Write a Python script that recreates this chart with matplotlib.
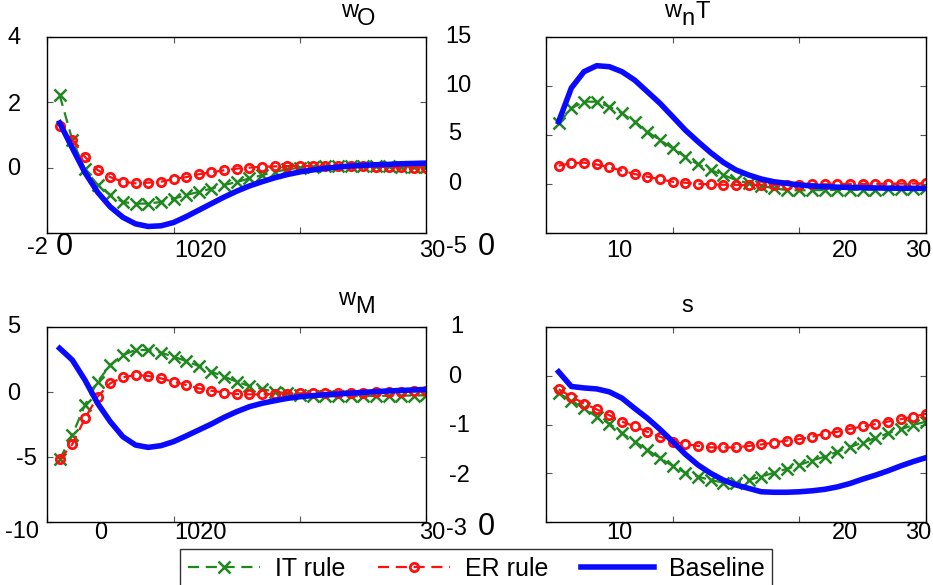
import numpy as np
import matplotlib
matplotlib.use("Agg")
import matplotlib.pyplot as plt

plt.rcParams['font.family'] = ['Liberation Sans', 'DejaVu Sans']

t = np.arange(1, 31)

# wO panel
wo_it = [2.22, 0.85, -0.05, -0.53, -0.84, -1.05, -1.1, -1.1, -1.05, -0.95,
         -0.84, -0.74, -0.64, -0.53, -0.44, -0.33, -0.23, -0.13, -0.05, 0.0,
         0.03, 0.04, 0.05, 0.05, 0.05, 0.04, 0.04, 0.03, 0.03, 0.02]
wo_er = [1.28, 0.85, 0.33, -0.07, -0.29, -0.43, -0.48, -0.46, -0.43, -0.35,
         -0.29, -0.2, -0.14, -0.08, -0.03, 0.0, 0.03, 0.04, 0.05, 0.05,
         0.05, 0.05, 0.05, 0.04, 0.04, 0.03, 0.02, 0.01, 0.0, 0.0]
wo_base = [1.37, 0.6, -0.15, -0.75, -1.2, -1.52, -1.72, -1.8, -1.78, -1.68,
           -1.5, -1.3, -1.1, -0.9, -0.72, -0.56, -0.43, -0.31, -0.21, -0.13,
           -0.07, -0.02, 0.02, 0.05, 0.07, 0.09, 0.1, 0.12, 0.13, 0.14]

# wnT panel
wnt_it = [6.2, 7.72, 8.4, 8.4, 7.89, 7.21, 6.36, 5.34, 4.49, 3.64,
          2.79, 2.0, 1.43, 0.92, 0.41, 0.07, -0.17, -0.44, -0.61, -0.65,
          -0.63, -0.62, -0.6, -0.6, -0.58, -0.57, -0.55, -0.52, -0.48, -0.44]
wnt_er = [1.87, 2.11, 2.18, 2.0, 1.7, 1.36, 1.02, 0.75, 0.48, 0.23,
          0.13, 0.0, -0.03, -0.08, -0.1, -0.1, -0.1, -0.1, -0.08, -0.06,
          -0.05, -0.03, -0.02, 0.0, 0.01, 0.02, 0.03, 0.04, 0.05, 0.07]
wnt_base = [6.36, 9.8, 11.46, 12.07, 11.97, 11.46, 10.6, 9.42, 8.23, 6.87,
            5.5, 4.32, 3.2, 2.21, 1.43, 0.92, 0.51, 0.23, 0.07, -0.1,
            -0.2, -0.27, -0.32, -0.35, -0.38, -0.4, -0.42, -0.43, -0.44, -0.44]

# wM panel
wm_it = [-5.18, -3.31, -1.0, 0.79, 2.08, 2.85, 3.23, 3.23, 3.03, 2.72,
         2.38, 2.0, 1.56, 1.18, 0.79, 0.46, 0.23, 0.03, -0.1, -0.23,
         -0.3, -0.33, -0.33, -0.32, -0.31, -0.3, -0.29, -0.28, -0.27, -0.25]
wm_er = [-5.18, -4.02, -2.02, -0.36, 0.67, 1.13, 1.31, 1.23, 1.05, 0.79,
         0.54, 0.28, 0.1, -0.05, -0.15, -0.18, -0.18, -0.16, -0.13, -0.1,
         -0.08, -0.07, -0.06, -0.05, -0.05, -0.03, -0.01, 0.02, 0.06, 0.1]
wm_base = [3.36, 2.46, 0.92, -0.87, -2.28, -3.44, -4.08, -4.26, -4.13, -3.82,
           -3.38, -2.92, -2.46, -1.95, -1.51, -1.13, -0.87, -0.67, -0.49, -0.36,
           -0.28, -0.21, -0.15, -0.09, -0.03, 0.03, 0.08, 0.12, 0.16, 0.2]

# s panel
s_it = [-0.36, -0.51, -0.67, -0.84, -0.98, -1.18, -1.35, -1.52, -1.69, -1.85,
        -1.99, -2.07, -2.14, -2.19, -2.2, -2.14, -2.07, -1.99, -1.91, -1.83,
        -1.74, -1.66, -1.56, -1.46, -1.37, -1.28, -1.18, -1.1, -1.01, -0.94]
s_er = [-0.28, -0.43, -0.57, -0.69, -0.81, -0.94, -1.04, -1.15, -1.25, -1.35,
        -1.4, -1.44, -1.47, -1.47, -1.47, -1.44, -1.41, -1.37, -1.33, -1.3,
        -1.25, -1.19, -1.15, -1.09, -1.04, -0.99, -0.94, -0.89, -0.84, -0.78]
s_base = [0.08, -0.22, -0.25, -0.27, -0.33, -0.46, -0.67, -0.87, -1.1, -1.35,
          -1.61, -1.83, -2.0, -2.14, -2.24, -2.31, -2.38, -2.39, -2.39, -2.38,
          -2.36, -2.33, -2.28, -2.21, -2.12, -2.04, -1.95, -1.85, -1.76, -1.68]

panels = [
    (wo_it, wo_er, wo_base, (-2, 4), [-2, 0, 2, 4]),
    (wnt_it, wnt_er, wnt_base, (-5, 15), [-5, 0, 5, 10, 15]),
    (wm_it, wm_er, wm_base, (-10, 5), [-10, -5, 0, 5]),
    (s_it, s_er, s_base, (-3, 1), [-3, -2, -1, 0, 1]),
]

W, H = 933, 585
fig = plt.figure(figsize=(W / 100, H / 100), dpi=100)

boxes = [(47, 37, 426.5, 233), (546, 37, 926, 233),
         (47, 327, 426.5, 522), (546, 327, 926, 522)]

green = '#1e881e'
red = '#ff1010'
blue = '#0a0aff'

handles = None
for (it, er, base, ylim, yt), (x0, y0, x1, y1) in zip(panels, boxes):
    ax = fig.add_axes([x0 / W, 1 - y1 / H, (x1 - x0) / W, (y1 - y0) / H])
    h1, = ax.plot(t, it, color=green, ls=(0, (5, 3)), lw=1.6, marker='x',
                  ms=9, mew=1.8, label='IT rule')
    h2, = ax.plot(t, er, color=red, ls=(0, (5, 3)), lw=1.6, marker='o',
                  ms=6, mew=2, mfc='none', label='ER rule')
    h3, = ax.plot(t, base, color=blue, lw=4, label='Baseline', zorder=3)
    handles = [h1, h2, h3]
    ax.set_xlim(0, 30)
    ax.set_ylim(*ylim)
    ax.set_xticks([0, 10, 20, 30])
    ax.set_yticks(yt)
    ax.tick_params(direction='in', length=4, width=0.8, top=True, right=True,
                   labelbottom=False, labelleft=False, colors='#555555')
    for sp in ax.spines.values():
        sp.set_color('black')
        sp.set_linewidth(1.0)


def txt(x, y, s, size=17, ha='center'):
    fig.text(x / W, 1 - y / H, s, ha=ha, va='baseline', fontsize=size)


# misplaced tick labels as they appear in the exported figure
big = 22
labels_top = [(14, 44, '4'), (14, 111, '2'), (14, 175, '0'), (37, 254, '-2'),
              (200, 257, '1020'), (432, 257, '30'), (456, 253, '-5'),
              (458, 43, '15'), (458, 92, '10'), (455, 140, '5'), (455, 190, '0'),
              (619, 257, '10'), (845, 257, '20'), (918, 257, '30')]
labels_bot = [(14, 333, '5'), (14, 400, '0'), (26, 465, '-5'), (22, 538, '-10'),
              (101, 539, '0'), (200, 539, '1020'), (432, 539, '30'), (456, 535, '-3'),
              (457, 333, '1'), (455, 383, '0'), (459, 432, '-1'), (459, 482, '-2'),
              (619, 539, '10'), (845, 539, '20'), (918, 539, '30')]
for x, y, s in labels_top + labels_bot:
    txt(x, y, s)
for x, y in [(64.5, 255), (486, 255), (486, 535)]:
    txt(x, y, '0', size=big)

# titles
txt(341, 17, 'w', ha='left'); txt(357, 25, 'O', ha='left')
txt(664, 17, 'w', ha='left'); txt(681, 25, 'n', ha='left'); txt(695, 18, 'T', ha='left')
txt(338, 305, 'w', ha='left'); txt(355, 313, 'M', ha='left')
txt(687, 312, 's')

leg = fig.legend(handles=handles, loc='upper left', ncol=3,
                 bbox_to_anchor=(180 / W, 1 - 549 / H), fontsize=18,
                 frameon=True, fancybox=False, edgecolor='black',
                 handlelength=2.9, handletextpad=0.6, columnspacing=1.3,
                 borderpad=0.3, borderaxespad=0, numpoints=1)
leg.get_frame().set_linewidth(1.0)

fig.savefig('out.png', dpi=100)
________
## AIM OF THE TASK
Search the material above for "matplotlib". Pull out each line where it shows up.

## ANSWER TO THIS EXERCISE
Write a Python script that recreates this chart with matplotlib.
import matplotlib
matplotlib.use("Agg")
import matplotlib.pyplot as plt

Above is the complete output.